[Source code of charts]
Begin
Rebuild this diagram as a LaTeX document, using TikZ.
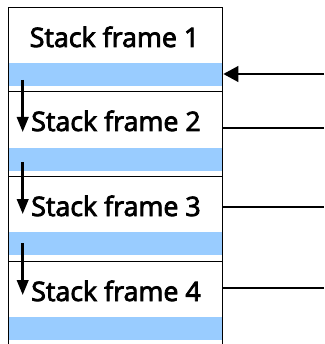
\documentclass[tikz,border=0pt]{standalone}
\usepackage{fontspec}
\setmainfont{Open Sans}
\newfontfamily\framefont{Open Sans}[FakeBold=3]
\usetikzlibrary{arrows.meta}
\definecolor{band}{RGB}{153,204,255}
\begin{document}
\begin{tikzpicture}[x=1pt,y=-1pt,
  framebox/.style={draw=black, line width=1pt, minimum width=214.8pt, minimum height=85pt, inner sep=0pt, anchor=north west},
  bandbox/.style={fill=band, draw=none, minimum width=214.8pt, minimum height=23pt, inner sep=0pt, anchor=north west},
  frametext/.style={font=\framefont\fontsize{26.8}{30}\selectfont, anchor=base, inner sep=0pt},
  ptr/.style={line width=2.5pt, -{Triangle[length=15pt,width=15.5pt]}},
  link/.style={line width=2.5pt},
  down/.style={line width=2.5pt, -{Triangle[length=15pt,width=11.5pt]}}]
\useasboundingbox (0,0) rectangle (324,344);
\clip (0,0) rectangle (324,344);
% bands
\node[bandbox] (b1) at (7.5,63) {};
\node[bandbox] (b2) at (7.5,147.5) {};
\node[bandbox] (b3) at (7.5,232) {};
\node[bandbox] (b4) at (7.5,317) {};
% frames
\node[framebox, minimum height=84pt] (f1) at (7.5,7) {};
\node[framebox] (f2) at (7.5,91) {};
\node[framebox] (f3) at (7.5,176) {};
\node[framebox] (f4) at (7.5,261) {};
% texts
\node[frametext] (t1) at (114.5,47) {Stack frame 1};
\node[frametext] (t2) at (116,131) {Stack frame 2};
\node[frametext] (t3) at (116,216) {Stack frame 3};
\node[frametext] (t4) at (116,301) {Stack frame 4};
% down arrows
\coordinate (d1s) at (22.7,80);
\coordinate (d1e) at (22.7,132);
\coordinate (d2s) at (22.7,162);
\coordinate (d2e) at (22.7,214);
\coordinate (d3s) at (22.7,243);
\coordinate (d3e) at (22.7,295);
\draw[down] (d1s) -- (d1e);
\draw[down] (d2s) -- (d2e);
\draw[down] (d3s) -- (d3e);
% right side
\coordinate (r1) at (324,74);
\coordinate (r2) at (324,128);
\coordinate (r3) at (324,207);
\coordinate (r4) at (324,288);
\draw[ptr] (r1) -- (f1.east |- r1);
\draw[link] (f2.east |- r2) -- (r2);
\draw[link] (f3.east |- r3) -- (r3);
\draw[link] (f4.east |- r4) -- (r4);
\end{tikzpicture}
\end{document}
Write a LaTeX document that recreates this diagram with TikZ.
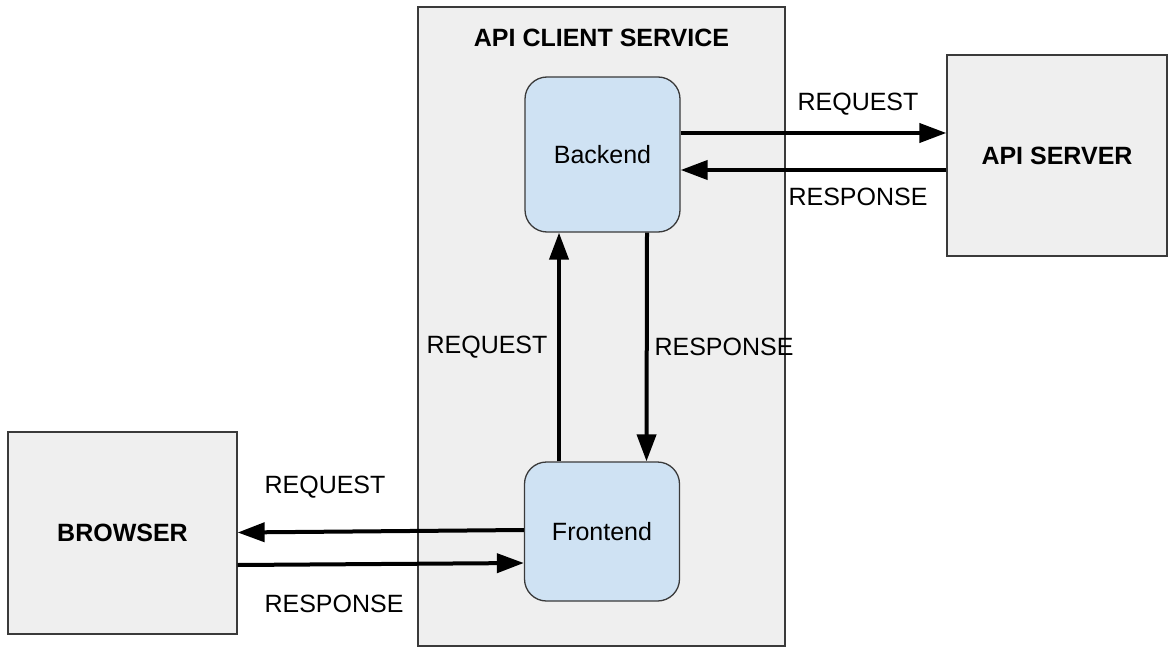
End
### Instructions to follow
Find every line that includes the string "diagram". Report how many there are and nothing else.

### Result of this task
2